I don't really feel it is very numpy specific or should be under the
numpy umbrella (I mean if there is no other spot, I guess it could live
on the numpy github page). Its about as numpy specific, as the gallery
sphinx extension is probably matplotlib specific....

That doesn't mean that it might not be a good sprint, though :).

The question to me is a bit what those who actually go there want from
it or do a few people who know numpy/scipy already plan to come? Two
years ago, we did not have much of a plan, so it was mostly giving
three people or so a bit of a tutorial of how numpy worked internally
leading to some bug fixes.

One quick idea that might be nice and dives a bit into the C-layer
(might be nice if there is no big topic with a few people working on):

* Find places that should have the new memory overlap
  detection and implement it there.

If someone who does subclasses/array-likes or so (e.g. like Stefan
Hoyer ;)) and is interested, and also we do some
teleconferencing/chatting (and I have time).... I might be interested
in discussing and possibly trying to develop the new indexer ideas,
which I feel are pretty far, but I got stuck on how to get subclasses
right.

- Sebastian



I've opened an issue for Pytests and given it a "Scipy2017 Sprint" label. I'd be much obliged if the folks with suggestions here would open other issues and also label them with "Scipy2017 Sprint". Note that these issues are not Scipy 2017 specific, they could be used in other contexts, but I thought is might be useful to collect them in one spot and give them some structure together with suggestions on how to proceed.
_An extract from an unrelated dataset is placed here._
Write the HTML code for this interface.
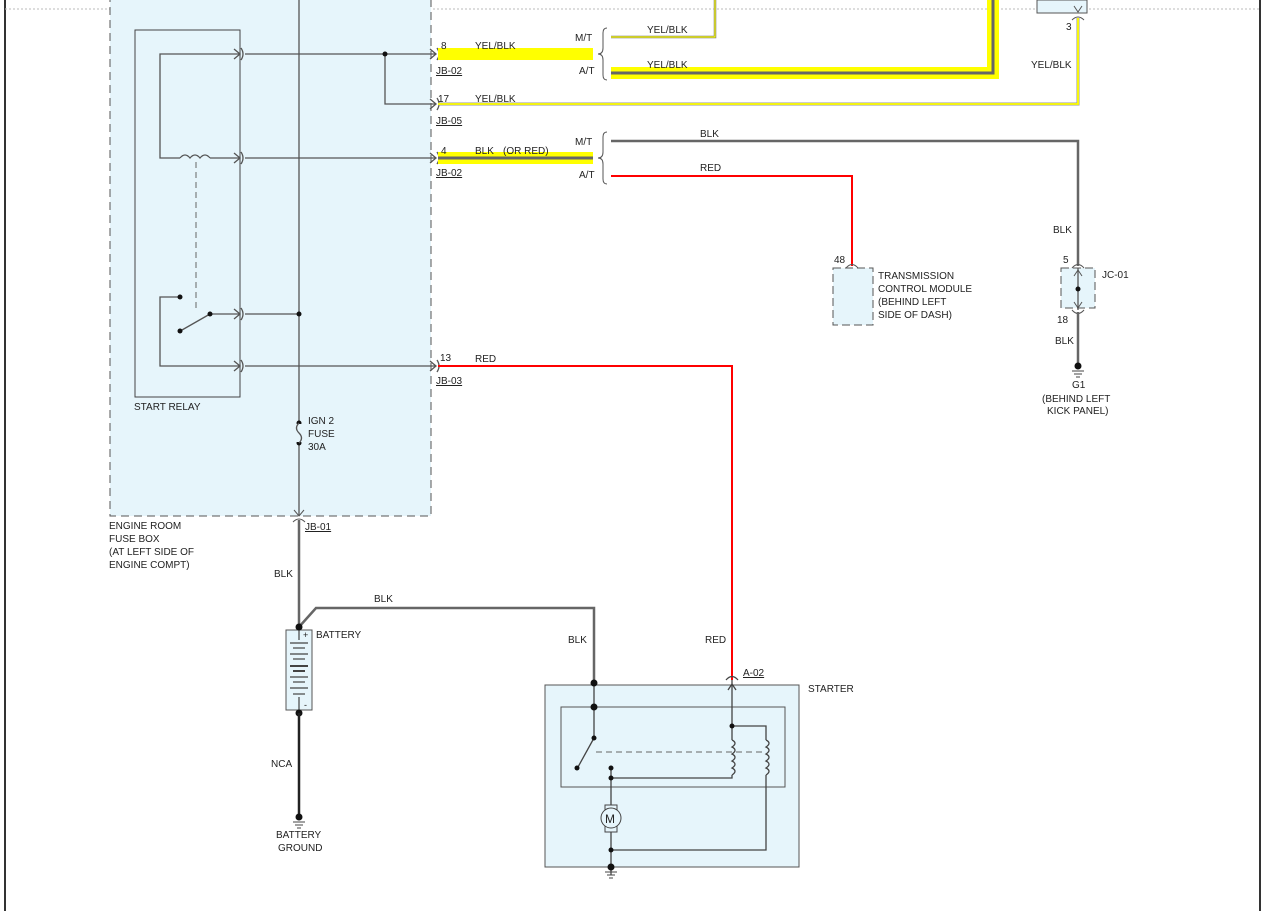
<!DOCTYPE html>
<html><head><meta charset="utf-8"><style>
html,body{margin:0;padding:0;background:#fff;}
svg{display:block;}
text{font-family:"Liberation Sans",Arial,sans-serif;font-size:10px;fill:#222;}
</style></head><body>
<svg width="1269" height="911" viewBox="0 0 1269 911" xmlns="http://www.w3.org/2000/svg">
<!-- page frame -->
<line x1="5" y1="0" x2="5" y2="911" stroke="#333" stroke-width="2"/>
<line x1="1260" y1="0" x2="1260" y2="911" stroke="#333" stroke-width="2"/>
<line x1="5" y1="9" x2="1260" y2="9" stroke="#bbb" stroke-dasharray="2,2"/>

<!-- fuse box -->
<rect x="110" y="-5" width="321" height="521" fill="#e6f5fb" stroke="#555" stroke-dasharray="8,5"/>
<rect x="135" y="30" width="105" height="367" fill="#e6f5fb" stroke="#444"/>
<line x1="299" y1="0" x2="299" y2="516" stroke="#555" stroke-width="1.3"/>

<g fill="none" stroke="#555" stroke-width="1.3">
<!-- relay inner loop -->
<polyline points="240,54 160,54 160,158 180,158"/>
<path d="M180,158 q5,-6 10,0 q5,-6 10,0 q5,-6 10,0"/>
<line x1="210" y1="158" x2="240" y2="158"/>
<polyline points="180,297 160,297 160,366 240,366"/>
<line x1="182" y1="330" x2="210" y2="314"/>
<line x1="210" y1="314" x2="240" y2="314"/>
<!-- to pins -->
<line x1="245" y1="54" x2="436" y2="54"/>
<polyline points="385,54 385,104 436,104"/>
<line x1="245" y1="158" x2="436" y2="158"/>
<line x1="245" y1="314" x2="299" y2="314"/>
<line x1="245" y1="366" x2="436" y2="366"/>
<!-- arrows -->
<path d="M234,49 l6,5 l-6,5 M234,153 l6,5 l-6,5 M234,309 l6,5 l-6,5 M234,361 l6,5 l-6,5"/>
<path d="M241,48 q4,6 0,12 M241,152 q4,6 0,12 M241,308 q4,6 0,12 M241,360 q4,6 0,12"/>
<path d="M430,49 l6,5 l-6,5 M430,99 l6,5 l-6,5 M430,153 l6,5 l-6,5 M430,361 l6,5 l-6,5"/>
<path d="M437,48 q4,6 0,12 M437,98 q4,6 0,12 M437,152 q4,6 0,12 M437,360 q4,6 0,12"/>
</g>
<line x1="196" y1="162" x2="196" y2="310" stroke="#666" stroke-dasharray="6,4"/>
<g fill="#111">
<circle cx="385" cy="54" r="2.5"/><circle cx="180" cy="297" r="2.5"/><circle cx="180" cy="331" r="2.5"/>
<circle cx="210" cy="314" r="2.5"/><circle cx="299" cy="314" r="2.5"/>
<circle cx="299" cy="423" r="2.5"/><circle cx="299" cy="443" r="2.5"/>
</g>
<!-- fuse symbol -->
<rect x="294" y="424" width="10" height="18" fill="#e6f5fb"/>
<path d="M299,423 q-5,5 0,10 q5,5 0,10" fill="none" stroke="#555" stroke-width="1.3"/>

<!-- harness: yellow thick -->
<rect x="438" y="48" width="155" height="12" fill="#ffff00"/>
<rect x="438" y="152" width="155" height="12" fill="#ffff00"/>
<line x1="438" y1="158" x2="593" y2="158" stroke="#666" stroke-width="3"/>
<!-- braces -->
<path d="M607,28 q-4,0 -4,5 v15 q0,6 -5,6 q5,0 5,6 v15 q0,5 4,5" fill="none" stroke="#555"/>
<path d="M607,132 q-4,0 -4,5 v15 q0,6 -5,6 q5,0 5,6 v15 q0,5 4,5" fill="none" stroke="#555"/>
<!-- M/T yellow thin -->
<polyline points="611,37 715,37 715,0" fill="none" stroke="#777" stroke-width="2.5"/>
<polyline points="611,37 715,37 715,0" fill="none" stroke="#ffff00" stroke-width="1.2"/>
<!-- A/T yellow thick -->
<polyline points="611,73 993,73 993,0" fill="none" stroke="#ffff00" stroke-width="12"/>
<polyline points="611,73 993,73 993,0" fill="none" stroke="#666" stroke-width="3"/>
<!-- 17 yellow thin -->
<polyline points="438,104 1078,104 1078,18" fill="none" stroke="#999" stroke-width="3"/>
<polyline points="438,104 1078,104 1078,18" fill="none" stroke="#ffff00" stroke-width="1.8"/>
<!-- BLK M/T -->
<polyline points="611,141 1078,141 1078,266" fill="none" stroke="#666" stroke-width="2.5"/>
<!-- RED A/T -->
<polyline points="611,176 852,176 852,266" fill="none" stroke="#ff0000" stroke-width="2"/>
<!-- 13 RED -->
<polyline points="438,366 732,366 732,680" fill="none" stroke="#ff0000" stroke-width="2"/>

<!-- top right connector -->
<rect x="1037" y="0" width="50" height="13" fill="#e6f5fb" stroke="#555"/>
<path d="M1072,20 q6,-6 12,0" fill="none" stroke="#555"/>
<path d="M1074,6 l4,6 l4,-6" fill="none" stroke="#555"/>

<!-- TCM -->
<rect x="833" y="268" width="40" height="57" fill="#e6f5fb" stroke="#555" stroke-dasharray="8,4"/>
<path d="M846,268 q6,-7 12,0" fill="none" stroke="#555"/>
<!-- JC-01 -->
<rect x="1061" y="268" width="34" height="40" fill="#e6f5fb" stroke="#555" stroke-dasharray="8,4"/>
<path d="M1072,268 q6,-7 12,0 M1072,310 q6,7 12,0" fill="none" stroke="#555"/>
<line x1="1078" y1="268" x2="1078" y2="310" stroke="#555" stroke-width="1.3"/>
<path d="M1074,276 l4,-6 l4,6 M1074,302 l4,6 l4,-6" fill="none" stroke="#555"/>
<circle cx="1078" cy="289" r="2.5" fill="#111"/>
<line x1="1078" y1="312" x2="1078" y2="365" stroke="#666" stroke-width="2.5"/>
<circle cx="1078" cy="366" r="3.5" fill="#111"/>
<path d="M1072,371 h12 M1074,374 h8 M1076,377 h4" stroke="#444"/>

<!-- JB-01 / battery -->
<path d="M294,510 l5,6 l5,-6 M293,522 q6,-6 12,0" fill="none" stroke="#555"/>
<line x1="299" y1="520" x2="299" y2="627" stroke="#666" stroke-width="2.5"/>
<polyline points="299,627 316,608 594,608 594,683" fill="none" stroke="#666" stroke-width="2.5"/>
<rect x="286" y="630" width="26" height="80" fill="#e6f5fb" stroke="#555"/>
<g stroke="#444" stroke-width="1.2">
<line x1="299" y1="630" x2="299" y2="640"/>
<line x1="290" y1="643" x2="308" y2="643"/><line x1="293" y1="648" x2="305" y2="648"/>
<line x1="290" y1="654" x2="308" y2="654"/><line x1="293" y1="659" x2="305" y2="659"/>
<line x1="290" y1="666" x2="308" y2="666" stroke-width="2"/><line x1="293" y1="671" x2="305" y2="671" stroke-width="2"/>
<line x1="290" y1="677" x2="308" y2="677"/><line x1="293" y1="682" x2="305" y2="682"/>
<line x1="290" y1="688" x2="308" y2="688"/><line x1="293" y1="694" x2="305" y2="694"/>
<line x1="299" y1="697" x2="299" y2="710"/>
</g>
<text x="303" y="638" style="font-size:9px">+</text>
<text x="304" y="708" style="font-size:9px">-</text>
<circle cx="299" cy="627" r="3.5" fill="#111"/>
<circle cx="299" cy="713" r="3.5" fill="#111"/>
<line x1="299" y1="713" x2="299" y2="815" stroke="#222" stroke-width="2.5"/>
<circle cx="299" cy="817" r="3.5" fill="#111"/>
<path d="M293,822 h12 M295,825 h8 M297,828 h4" stroke="#444"/>

<!-- starter -->
<rect x="545" y="685" width="254" height="182" fill="#e6f5fb" stroke="#555"/>
<rect x="561" y="707" width="224" height="80" fill="#e6f5fb" stroke="#555"/>
<g fill="none" stroke="#444" stroke-width="1.3">
<line x1="594" y1="683" x2="594" y2="738"/>
<line x1="594" y1="738" x2="578" y2="767"/>
<line x1="732" y1="680" x2="732" y2="726"/>
<path d="M728,690 l4,-6 l4,6"/>
<path d="M726,680 q6,-7 12,0"/>
<polyline points="732,726 766,726 766,740"/>
<path d="M732,740 q6,3 0,7 q6,3 0,7 q6,3 0,7 q6,3 0,7 q6,3 0,7"/>
<path d="M766,740 q6,3 0,7 q6,3 0,7 q6,3 0,7 q6,3 0,7 q6,3 0,7"/>
<line x1="732" y1="740" x2="732" y2="726"/>
<polyline points="732,775 732,778 611,778"/>
<line x1="611" y1="768" x2="611" y2="805"/>
<line x1="611" y1="832" x2="611" y2="867"/>
<polyline points="766,775 766,850 611,850"/>
<line x1="611" y1="870" x2="611" y2="875"/>
</g>
<line x1="596" y1="752" x2="766" y2="752" stroke="#666" stroke-dasharray="6,4"/>
<rect x="605" y="805" width="12" height="27" fill="#e6f5fb" stroke="#444"/>
<circle cx="611" cy="818" r="10" fill="#e6f5fb" stroke="#444"/>
<text x="605" y="823" style="font-size:12px">M</text>
<g fill="#111">
<circle cx="594" cy="683" r="3.5"/><circle cx="594" cy="707" r="3.5"/><circle cx="594" cy="738" r="2.5"/>
<circle cx="577" cy="768" r="2.5"/><circle cx="611" cy="768" r="2.5"/><circle cx="611" cy="778" r="2.5"/>
<circle cx="732" cy="726" r="2.5"/><circle cx="611" cy="850" r="2.5"/><circle cx="611" cy="867" r="3.5"/>
</g>
<path d="M605,872 h12 M607,875 h8 M609,878 h4" stroke="#444"/>

<!-- labels -->
<text x="441" y="49">8</text><text x="475" y="49">YEL/BLK</text>
<text x="436" y="74" text-decoration="underline">JB-02</text>
<text x="438" y="102">17</text><text x="475" y="102">YEL/BLK</text>
<text x="436" y="124" text-decoration="underline">JB-05</text>
<text x="441" y="154">4</text><text x="475" y="154">BLK</text><text x="503" y="154">(OR RED)</text>
<text x="436" y="176" text-decoration="underline">JB-02</text>
<text x="440" y="361">13</text><text x="475" y="362">RED</text>
<text x="436" y="384" text-decoration="underline">JB-03</text>
<text x="575" y="41">M/T</text><text x="579" y="74">A/T</text>
<text x="575" y="145">M/T</text><text x="579" y="178">A/T</text>
<text x="647" y="33">YEL/BLK</text><text x="647" y="68">YEL/BLK</text>
<text x="700" y="137">BLK</text><text x="700" y="171">RED</text>
<text x="1066" y="30">3</text><text x="1031" y="68">YEL/BLK</text>
<text x="1053" y="233">BLK</text>
<text x="1063" y="263">5</text><text x="1102" y="278">JC-01</text>
<text x="1057" y="323">18</text><text x="1055" y="344">BLK</text>
<text x="1072" y="388">G1</text>
<text x="1042" y="402">(BEHIND LEFT</text><text x="1047" y="414">KICK PANEL)</text>
<text x="834" y="263">48</text>
<text x="878" y="279">TRANSMISSION</text><text x="878" y="292">CONTROL MODULE</text>
<text x="878" y="305">(BEHIND LEFT</text><text x="878" y="318">SIDE OF DASH)</text>
<text x="134" y="410">START RELAY</text>
<text x="308" y="424">IGN 2</text><text x="308" y="437">FUSE</text><text x="308" y="450">30A</text>
<text x="109" y="529">ENGINE ROOM</text><text x="109" y="542">FUSE BOX</text>
<text x="109" y="555">(AT LEFT SIDE OF</text><text x="109" y="568">ENGINE COMPT)</text>
<text x="305" y="530" text-decoration="underline">JB-01</text>
<text x="274" y="577">BLK</text><text x="374" y="602">BLK</text>
<text x="316" y="638">BATTERY</text>
<text x="568" y="643">BLK</text><text x="705" y="643">RED</text>
<text x="743" y="676" text-decoration="underline">A-02</text>
<text x="808" y="692">STARTER</text>
<text x="271" y="767">NCA</text>
<text x="276" y="838">BATTERY</text><text x="278" y="851">GROUND</text>
</svg>
</body></html>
Ralf, you have made several previous suggestion on bringing over some to the scipy tests to numpy, to include documentation testing. Were there any other tests we should look into?

Better platform test coverage would be a useful topic if someone is willing to work on that. NumPy needs OS X testing enabled on TravisCI, SciPy needs OS X and a 32-bit test (steal from NumPy). And if someone really feels ambitious: replace ATLAS by OpenBLAS in one of the test matrix entries.